# Collected material start

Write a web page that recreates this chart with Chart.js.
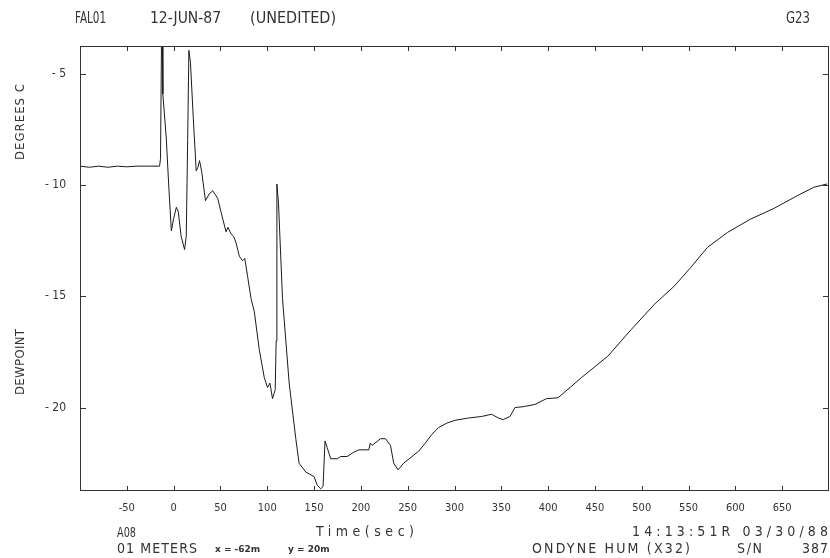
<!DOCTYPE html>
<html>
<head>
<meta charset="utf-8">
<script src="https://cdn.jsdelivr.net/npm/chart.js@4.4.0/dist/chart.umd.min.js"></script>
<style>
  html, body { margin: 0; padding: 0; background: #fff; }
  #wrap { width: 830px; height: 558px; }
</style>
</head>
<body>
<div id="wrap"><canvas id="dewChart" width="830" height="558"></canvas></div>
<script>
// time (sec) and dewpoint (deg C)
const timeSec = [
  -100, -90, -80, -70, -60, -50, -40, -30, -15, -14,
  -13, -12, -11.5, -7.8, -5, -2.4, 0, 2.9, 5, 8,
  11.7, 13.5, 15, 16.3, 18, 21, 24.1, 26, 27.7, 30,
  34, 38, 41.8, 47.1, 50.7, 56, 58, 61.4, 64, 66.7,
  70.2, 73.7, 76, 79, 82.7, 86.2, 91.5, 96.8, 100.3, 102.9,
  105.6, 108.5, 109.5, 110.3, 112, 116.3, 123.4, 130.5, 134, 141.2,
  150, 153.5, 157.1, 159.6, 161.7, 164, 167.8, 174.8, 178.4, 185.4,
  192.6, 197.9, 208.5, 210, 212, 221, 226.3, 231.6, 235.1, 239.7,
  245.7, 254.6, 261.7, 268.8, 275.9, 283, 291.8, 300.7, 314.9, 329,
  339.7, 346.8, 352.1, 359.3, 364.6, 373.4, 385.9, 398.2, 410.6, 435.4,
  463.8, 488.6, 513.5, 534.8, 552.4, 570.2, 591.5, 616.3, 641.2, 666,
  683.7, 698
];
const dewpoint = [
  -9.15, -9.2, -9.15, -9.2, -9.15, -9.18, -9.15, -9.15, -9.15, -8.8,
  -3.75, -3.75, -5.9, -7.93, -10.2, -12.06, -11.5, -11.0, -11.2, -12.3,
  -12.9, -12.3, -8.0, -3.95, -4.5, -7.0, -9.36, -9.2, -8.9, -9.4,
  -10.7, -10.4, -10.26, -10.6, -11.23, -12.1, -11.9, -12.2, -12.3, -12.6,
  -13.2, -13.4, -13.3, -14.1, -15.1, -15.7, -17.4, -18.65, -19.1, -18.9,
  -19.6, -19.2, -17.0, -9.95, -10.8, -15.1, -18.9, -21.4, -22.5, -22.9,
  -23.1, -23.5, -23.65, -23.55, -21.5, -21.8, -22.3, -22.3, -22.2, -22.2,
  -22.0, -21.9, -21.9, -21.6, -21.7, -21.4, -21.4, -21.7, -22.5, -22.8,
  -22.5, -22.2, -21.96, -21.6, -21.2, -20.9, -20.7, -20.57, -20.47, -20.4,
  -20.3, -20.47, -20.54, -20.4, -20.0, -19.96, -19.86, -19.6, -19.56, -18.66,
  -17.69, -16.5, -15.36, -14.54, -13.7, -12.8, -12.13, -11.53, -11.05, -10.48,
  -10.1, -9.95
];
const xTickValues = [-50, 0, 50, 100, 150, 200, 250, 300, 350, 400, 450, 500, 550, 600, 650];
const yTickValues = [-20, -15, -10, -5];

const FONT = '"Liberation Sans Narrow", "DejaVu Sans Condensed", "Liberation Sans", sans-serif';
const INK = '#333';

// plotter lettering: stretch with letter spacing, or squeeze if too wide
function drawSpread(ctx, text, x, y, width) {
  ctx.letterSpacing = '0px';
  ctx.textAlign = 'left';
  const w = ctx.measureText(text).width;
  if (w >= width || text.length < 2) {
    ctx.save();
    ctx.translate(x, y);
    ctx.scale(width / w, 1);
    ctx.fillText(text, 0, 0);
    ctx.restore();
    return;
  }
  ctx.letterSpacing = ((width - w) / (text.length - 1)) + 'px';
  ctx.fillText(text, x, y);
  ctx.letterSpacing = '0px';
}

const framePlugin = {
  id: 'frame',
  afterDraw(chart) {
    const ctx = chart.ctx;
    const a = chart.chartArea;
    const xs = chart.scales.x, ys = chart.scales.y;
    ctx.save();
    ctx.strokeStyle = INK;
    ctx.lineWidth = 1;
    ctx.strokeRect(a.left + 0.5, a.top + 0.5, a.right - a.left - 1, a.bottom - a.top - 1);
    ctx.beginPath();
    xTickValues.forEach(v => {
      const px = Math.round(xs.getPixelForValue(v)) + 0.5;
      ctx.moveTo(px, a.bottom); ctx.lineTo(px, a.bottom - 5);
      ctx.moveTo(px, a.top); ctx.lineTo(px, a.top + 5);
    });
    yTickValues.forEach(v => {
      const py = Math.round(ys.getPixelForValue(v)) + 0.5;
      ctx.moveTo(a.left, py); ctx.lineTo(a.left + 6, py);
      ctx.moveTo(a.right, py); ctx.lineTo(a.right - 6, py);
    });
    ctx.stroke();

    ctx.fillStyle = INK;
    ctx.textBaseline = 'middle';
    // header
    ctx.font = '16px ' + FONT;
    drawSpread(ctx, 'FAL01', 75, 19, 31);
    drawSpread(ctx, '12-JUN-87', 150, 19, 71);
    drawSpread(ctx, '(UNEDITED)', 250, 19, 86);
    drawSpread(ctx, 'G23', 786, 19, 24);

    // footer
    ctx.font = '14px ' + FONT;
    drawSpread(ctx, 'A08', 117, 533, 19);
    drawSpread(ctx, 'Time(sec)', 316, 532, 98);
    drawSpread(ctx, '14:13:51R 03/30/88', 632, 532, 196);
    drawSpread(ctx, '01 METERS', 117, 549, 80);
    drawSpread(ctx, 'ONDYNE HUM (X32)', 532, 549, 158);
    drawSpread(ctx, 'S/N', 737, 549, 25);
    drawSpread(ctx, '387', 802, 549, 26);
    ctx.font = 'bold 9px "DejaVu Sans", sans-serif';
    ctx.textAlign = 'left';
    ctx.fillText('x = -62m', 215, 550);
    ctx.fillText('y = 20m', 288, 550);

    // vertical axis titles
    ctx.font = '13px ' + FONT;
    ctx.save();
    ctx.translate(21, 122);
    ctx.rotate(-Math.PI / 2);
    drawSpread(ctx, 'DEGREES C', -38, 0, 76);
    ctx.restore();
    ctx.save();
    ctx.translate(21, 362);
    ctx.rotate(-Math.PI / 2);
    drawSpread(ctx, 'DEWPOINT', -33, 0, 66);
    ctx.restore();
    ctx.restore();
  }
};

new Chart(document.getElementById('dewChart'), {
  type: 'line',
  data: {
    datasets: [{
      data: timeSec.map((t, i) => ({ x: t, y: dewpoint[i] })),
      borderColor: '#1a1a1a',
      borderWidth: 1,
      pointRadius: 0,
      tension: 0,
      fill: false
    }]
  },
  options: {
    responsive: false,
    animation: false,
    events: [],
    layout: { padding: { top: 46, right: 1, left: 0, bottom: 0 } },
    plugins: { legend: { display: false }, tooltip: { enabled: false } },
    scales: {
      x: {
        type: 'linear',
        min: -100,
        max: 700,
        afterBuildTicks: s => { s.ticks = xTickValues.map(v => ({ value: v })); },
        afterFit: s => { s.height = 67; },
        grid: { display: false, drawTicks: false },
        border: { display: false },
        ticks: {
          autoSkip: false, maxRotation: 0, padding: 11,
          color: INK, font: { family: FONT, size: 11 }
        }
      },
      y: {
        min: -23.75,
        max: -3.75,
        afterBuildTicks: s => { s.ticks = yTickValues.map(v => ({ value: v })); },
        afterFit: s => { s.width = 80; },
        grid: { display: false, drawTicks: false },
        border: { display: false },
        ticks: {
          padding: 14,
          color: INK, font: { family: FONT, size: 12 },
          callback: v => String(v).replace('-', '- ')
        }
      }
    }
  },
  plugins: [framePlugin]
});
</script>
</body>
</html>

# Collected material end

Copy each line in full and exactly, omitting any picture.

Write a web page that recreates this chart with Chart.js.
<!DOCTYPE html>
<html>
<head>
<meta charset="utf-8">
<script src="https://cdn.jsdelivr.net/npm/chart.js@4.4.0/dist/chart.umd.min.js"></script>
<style>
  html, body { margin: 0; padding: 0; background: #fff; }
  #wrap { width: 830px; height: 558px; }
</style>
</head>
<body>
<div id="wrap"><canvas id="dewChart" width="830" height="558"></canvas></div>
<script>
// time (sec) and dewpoint (deg C)
const timeSec = [
  -100, -90, -80, -70, -60, -50, -40, -30, -15, -14,
  -13, -12, -11.5, -7.8, -5, -2.4, 0, 2.9, 5, 8,
  11.7, 13.5, 15, 16.3, 18, 21, 24.1, 26, 27.7, 30,
  34, 38, 41.8, 47.1, 50.7, 56, 58, 61.4, 64, 66.7,
  70.2, 73.7, 76, 79, 82.7, 86.2, 91.5, 96.8, 100.3, 102.9,
  105.6, 108.5, 109.5, 110.3, 112, 116.3, 123.4, 130.5, 134, 141.2,
  150, 153.5, 157.1, 159.6, 161.7, 164, 167.8, 174.8, 178.4, 185.4,
  192.6, 197.9, 208.5, 210, 212, 221, 226.3, 231.6, 235.1, 239.7,
  245.7, 254.6, 261.7, 268.8, 275.9, 283, 291.8, 300.7, 314.9, 329,
  339.7, 346.8, 352.1, 359.3, 364.6, 373.4, 385.9, 398.2, 410.6, 435.4,
  463.8, 488.6, 513.5, 534.8, 552.4, 570.2, 591.5, 616.3, 641.2, 666,
  683.7, 698
];
const dewpoint = [
  -9.15, -9.2, -9.15, -9.2, -9.15, -9.18, -9.15, -9.15, -9.15, -8.8,
  -3.75, -3.75, -5.9, -7.93, -10.2, -12.06, -11.5, -11.0, -11.2, -12.3,
  -12.9, -12.3, -8.0, -3.95, -4.5, -7.0, -9.36, -9.2, -8.9, -9.4,
  -10.7, -10.4, -10.26, -10.6, -11.23, -12.1, -11.9, -12.2, -12.3, -12.6,
  -13.2, -13.4, -13.3, -14.1, -15.1, -15.7, -17.4, -18.65, -19.1, -18.9,
  -19.6, -19.2, -17.0, -9.95, -10.8, -15.1, -18.9, -21.4, -22.5, -22.9,
  -23.1, -23.5, -23.65, -23.55, -21.5, -21.8, -22.3, -22.3, -22.2, -22.2,
  -22.0, -21.9, -21.9, -21.6, -21.7, -21.4, -21.4, -21.7, -22.5, -22.8,
  -22.5, -22.2, -21.96, -21.6, -21.2, -20.9, -20.7, -20.57, -20.47, -20.4,
  -20.3, -20.47, -20.54, -20.4, -20.0, -19.96, -19.86, -19.6, -19.56, -18.66,
  -17.69, -16.5, -15.36, -14.54, -13.7, -12.8, -12.13, -11.53, -11.05, -10.48,
  -10.1, -9.95
];
const xTickValues = [-50, 0, 50, 100, 150, 200, 250, 300, 350, 400, 450, 500, 550, 600, 650];
const yTickValues = [-20, -15, -10, -5];

const FONT = '"Liberation Sans Narrow", "DejaVu Sans Condensed", "Liberation Sans", sans-serif';
const INK = '#333';

// plotter lettering: stretch with letter spacing, or squeeze if too wide
function drawSpread(ctx, text, x, y, width) {
  ctx.letterSpacing = '0px';
  ctx.textAlign = 'left';
  const w = ctx.measureText(text).width;
  if (w >= width || text.length < 2) {
    ctx.save();
    ctx.translate(x, y);
    ctx.scale(width / w, 1);
    ctx.fillText(text, 0, 0);
    ctx.restore();
    return;
  }
  ctx.letterSpacing = ((width - w) / (text.length - 1)) + 'px';
  ctx.fillText(text, x, y);
  ctx.letterSpacing = '0px';
}

const framePlugin = {
  id: 'frame',
  afterDraw(chart) {
    const ctx = chart.ctx;
    const a = chart.chartArea;
    const xs = chart.scales.x, ys = chart.scales.y;
    ctx.save();
    ctx.strokeStyle = INK;
    ctx.lineWidth = 1;
    ctx.strokeRect(a.left + 0.5, a.top + 0.5, a.right - a.left - 1, a.bottom - a.top - 1);
    ctx.beginPath();
    xTickValues.forEach(v => {
      const px = Math.round(xs.getPixelForValue(v)) + 0.5;
      ctx.moveTo(px, a.bottom); ctx.lineTo(px, a.bottom - 5);
      ctx.moveTo(px, a.top); ctx.lineTo(px, a.top + 5);
    });
    yTickValues.forEach(v => {
      const py = Math.round(ys.getPixelForValue(v)) + 0.5;
      ctx.moveTo(a.left, py); ctx.lineTo(a.left + 6, py);
      ctx.moveTo(a.right, py); ctx.lineTo(a.right - 6, py);
    });
    ctx.stroke();

    ctx.fillStyle = INK;
    ctx.textBaseline = 'middle';
    // header
    ctx.font = '16px ' + FONT;
    drawSpread(ctx, 'FAL01', 75, 19, 31);
    drawSpread(ctx, '12-JUN-87', 150, 19, 71);
    drawSpread(ctx, '(UNEDITED)', 250, 19, 86);
    drawSpread(ctx, 'G23', 786, 19, 24);

    // footer
    ctx.font = '14px ' + FONT;
    drawSpread(ctx, 'A08', 117, 533, 19);
    drawSpread(ctx, 'Time(sec)', 316, 532, 98);
    drawSpread(ctx, '14:13:51R 03/30/88', 632, 532, 196);
    drawSpread(ctx, '01 METERS', 117, 549, 80);
    drawSpread(ctx, 'ONDYNE HUM (X32)', 532, 549, 158);
    drawSpread(ctx, 'S/N', 737, 549, 25);
    drawSpread(ctx, '387', 802, 549, 26);
    ctx.font = 'bold 9px "DejaVu Sans", sans-serif';
    ctx.textAlign = 'left';
    ctx.fillText('x = -62m', 215, 550);
    ctx.fillText('y = 20m', 288, 550);

    // vertical axis titles
    ctx.font = '13px ' + FONT;
    ctx.save();
    ctx.translate(21, 122);
    ctx.rotate(-Math.PI / 2);
    drawSpread(ctx, 'DEGREES C', -38, 0, 76);
    ctx.restore();
    ctx.save();
    ctx.translate(21, 362);
    ctx.rotate(-Math.PI / 2);
    drawSpread(ctx, 'DEWPOINT', -33, 0, 66);
    ctx.restore();
    ctx.restore();
  }
};

new Chart(document.getElementById('dewChart'), {
  type: 'line',
  data: {
    datasets: [{
      data: timeSec.map((t, i) => ({ x: t, y: dewpoint[i] })),
      borderColor: '#1a1a1a',
      borderWidth: 1,
      pointRadius: 0,
      tension: 0,
      fill: false
    }]
  },
  options: {
    responsive: false,
    animation: false,
    events: [],
    layout: { padding: { top: 46, right: 1, left: 0, bottom: 0 } },
    plugins: { legend: { display: false }, tooltip: { enabled: false } },
    scales: {
      x: {
        type: 'linear',
        min: -100,
        max: 700,
        afterBuildTicks: s => { s.ticks = xTickValues.map(v => ({ value: v })); },
        afterFit: s => { s.height = 67; },
        grid: { display: false, drawTicks: false },
        border: { display: false },
        ticks: {
          autoSkip: false, maxRotation: 0, padding: 11,
          color: INK, font: { family: FONT, size: 11 }
        }
      },
      y: {
        min: -23.75,
        max: -3.75,
        afterBuildTicks: s => { s.ticks = yTickValues.map(v => ({ value: v })); },
        afterFit: s => { s.width = 80; },
        grid: { display: false, drawTicks: false },
        border: { display: false },
        ticks: {
          padding: 14,
          color: INK, font: { family: FONT, size: 12 },
          callback: v => String(v).replace('-', '- ')
        }
      }
    }
  },
  plugins: [framePlugin]
});
</script>
</body>
</html>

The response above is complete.